I got the same error when running the following cmd on 1 GPU on a single machine with 4 GPUs:

MASTER_PORT=$((12000 + $RANDOM % 20000));CUDA_VISIBLE_DEVICES=0; python mmaction2/tools/train.py configs/recognition/r2plus1d/r2plus1d_r34_8x8x1_180e_ucf101_rgb.py --validate --seed 0 --deterministic

I am not using distributed training, nor slurm. I use the same cmd to run irCSN script and it works without setting the MASTER_PORT. I am wondering if there is anything different between the r2plus1d runtime config and irCSN runtime config?

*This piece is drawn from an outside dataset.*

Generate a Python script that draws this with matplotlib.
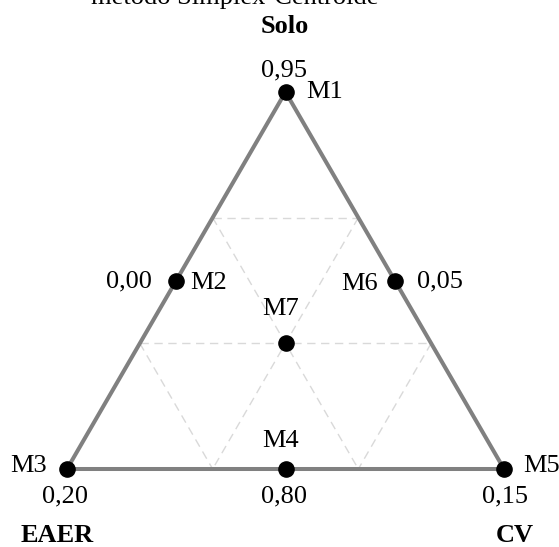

congee524 commented 3 years ago

Maybe you can use distributed training and set GPUS=1 with different ports.

richardkxu commented 3 years ago

That does not fix the error either. I don't think it is related to the port being used. I used the same cmd to run irCSN without any problem. I think there might be a bug in the r2plus1d dist implementation or runtime config.

innerlee commented 3 years ago

Hi @richardkxu this is caused by SyncBN https://github.com/open-mmlab/mmaction2/blob/master/configs/_base_/models/r2plus1d_r34.py#L11 You can replace it by the usual BN. SyncBN thinks that you are in the distributed environment, so pytorch will try to get the worldrank. And then trigger the error because distributed has not been initialized.

innerlee commented 3 years ago

It is hard to debug because the **new** config system buries the important info to somewhere no one ever notices.

richardkxu commented 3 years ago

Thanks @innerlee! The error was fixed after replacing norm_cfg=dict(type='SyncBN', requires_grad=True, eps=1e-3), with norm_cfg=dict(type='BN3d', requires_grad=True, eps=1e-3),. Hopefully this patch can be added to the next release.

abhishek0696 commented 2 years ago

@richardkxu I had the same exact error. Thanks a tonne, @innerlee, your solution solved the error!!!